Students studying in Uganda
The Open University has secured £235,000 of funding from the Commonwealth Scholarship Commission to support 15 students from Uganda and Kenya on the MSc in development management. The cohort will start studying in November 2013.
Before awarding the funding the Commonwealth Scholarship Commission’s Distance Learning Committee looked in depth at a variety of criteria including the use of technologies; recruitment and targeting of students; success rates of previous cohorts; data of course completion rates for 'developing' country students; and the intended development impact of course activities as well as subsequent career information of alumni.
Richard Pinder, Development Management Qualification Director at The Open University (OU) said, "This continued funding highlights the commitment to providing educational opportunities to people in East Africa.

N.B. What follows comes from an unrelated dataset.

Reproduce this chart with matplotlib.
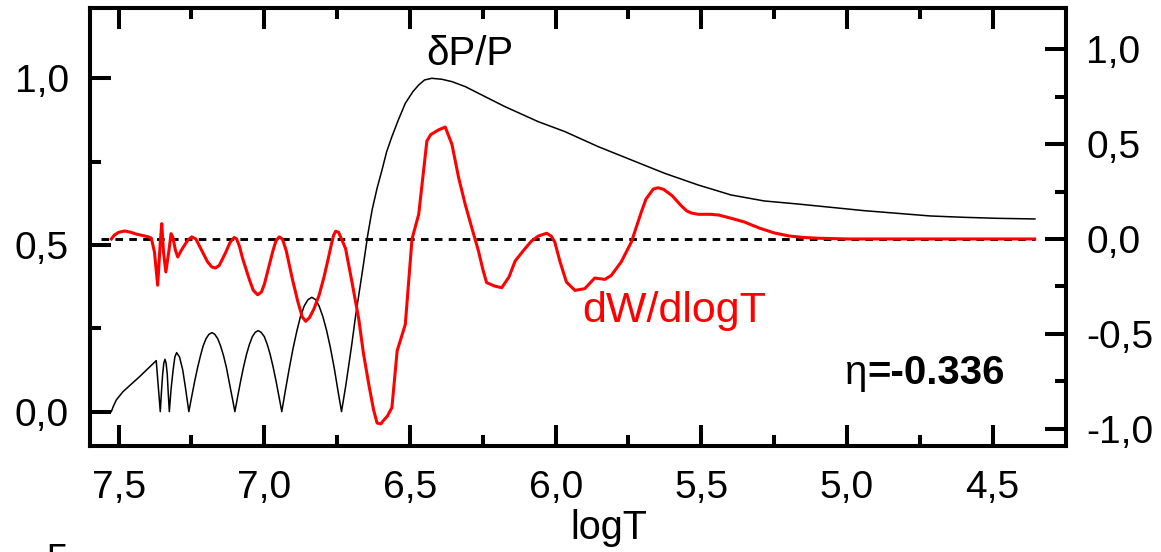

Our aim is to enable those who study with the OU to engage with the challenges of global development and equip them with the knowledge to address and implement development strategies.”
The importance of such opportunities for students in Uganda and Kenya is evident by the feedback from those who have completed the MSc in Development Management.
“Obtaining a MSc Development Management opens higher positions in the development field as I am able to compete favourably with other peers in the field and my employer values me and already they have committed to take me on as a Program Manager as a replacement of an expat who will be leaving.”(Extract from the 2008 cohort feedback).
“Initially I was recruited as a project manager but three months after my recruitment I was promoted to a senior manager upon recognition of the way I engaged with issues which basically is as a result of the interaction with The Open University course materials.” (Extract from the 2009 cohort feedback)
“A direct example [of my qualification] is my involvement in several tripartite negotiations and discussions between the United Nations World Food Programme (UNWFP), local grain traders/businessmen and the rural smallholder farmers in Northern Uganda. In 2010, I worked as a senior program assistant in the Purchase for Progress project that the UNWFP was funding and implementing to boost rural incomes and strengthen smallholder farmer organizations and institutions. I contributed my efforts training the rural farmers and helped build their grassroots organizations to enable them market their grains directly to WFP and increased their negotiation power given that they were often cheated in the open markets by the grain traders. This is a direct benefit to local development from my studies.” (Extract from the 2008 cohort feedback).
The MSc in Development Management, with Development Policy and Practice, was launched in 1996. It now has more than 1,000 alumni. To date students in more than 100 countries have studied the OU’s development management modules.